3. Care for the World Around Them

In addition to teaching kids about the history and people of the Great Lakes, maritime history also teaches kids how to love their lakes and other natural resources. History and environment often overlap, especially in a place-based field like public history. The water is just twenty feet beyond the learning center, after all. Interpreting maritime history for young audiences fosters their inborn care for the world around them. This includes people, certainly, as demonstrated by children whispering about how unfair it was to remove Native American inhabitants during the fur trade lesson. Care for the community also extends, naturally, to the environment around children.

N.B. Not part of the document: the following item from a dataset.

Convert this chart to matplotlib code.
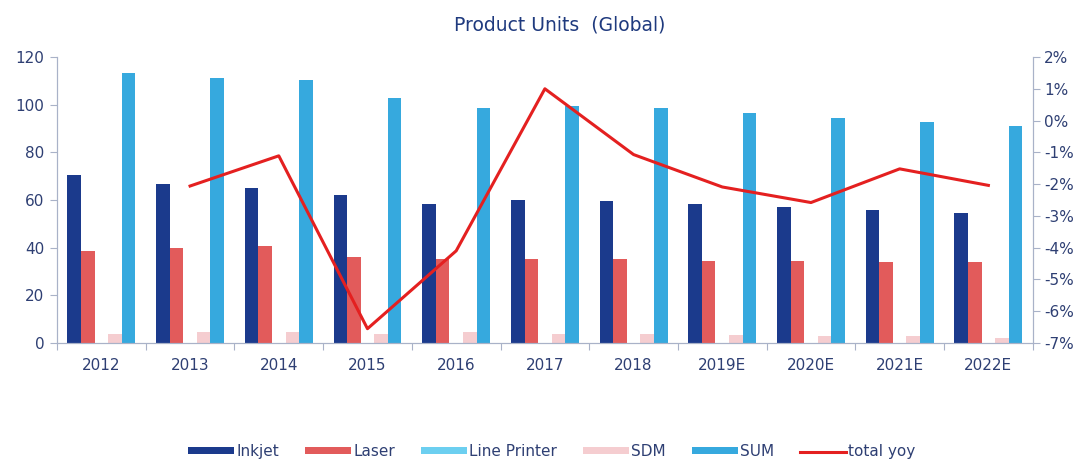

In the fur trade lesson, The Lorax came up multiple times as a cautionary tale of exploiting our natural resources. Kids looked at our table full of pelts – fox, coyote, raccoon, beaver, rabbit, and ermine, to name a few – and asked, in multiple sessions, how we gained our collection of pelts. We explained that a local trapper harvested them ethically and that today there are many regulations on the number of hunters and hunted animals there can be each season. We also demonstrate how to interact with the pelts properly so we can keep them for a long time and replace them less often. We talk about the depletion of animal populations and fur farms in our presentation, using the example of Michigan skunk farming in the early 20th century. Fur farms became a substitute, but eventually became obsolete with modern concern for animal welfare.

Another example of fostering care for the environment is a story walk I participated in at another historical organization. The Bailey Museum and Gardens hosts a summer program where one organization each week selects a book and accompanying activity for the community’s children. The book we selected was The Day the Great Lakes Drained Away, a children’s book on what would happen if too many people took a little too much from the Great Lakes. The book includes illustrations of the former Great Lakes with deep, dry valleys full of ships, discarded and lost objects, and new forms of transportation and tourism.

I lead an accompanying “Will it sink or float?” activity in which I taught the children about what buoyancy is and why it matters for boats, using our Friends Good Will as an example for the weight distribution of cargo to remain buoyant. The book prompted the kids to think not only about buoyancy and sunken objects but also about caring for our natural environment. The kids (and their parents and grandparents) were challenged to think about how they interact with the water and how we ought to interact with the water.

Diving In

Maritime history doesn’t shy away from tough topics like war, erasure, and environmental stewardship. It fosters young students’ understanding and care for the history and world around them. Teaching history in place-based museums like the Michigan Maritime Museums helps students to understand and see the role of people in the places around them, both in the past and present, to help them move into the future as knowledgeable and compassionate citizens of their community and world.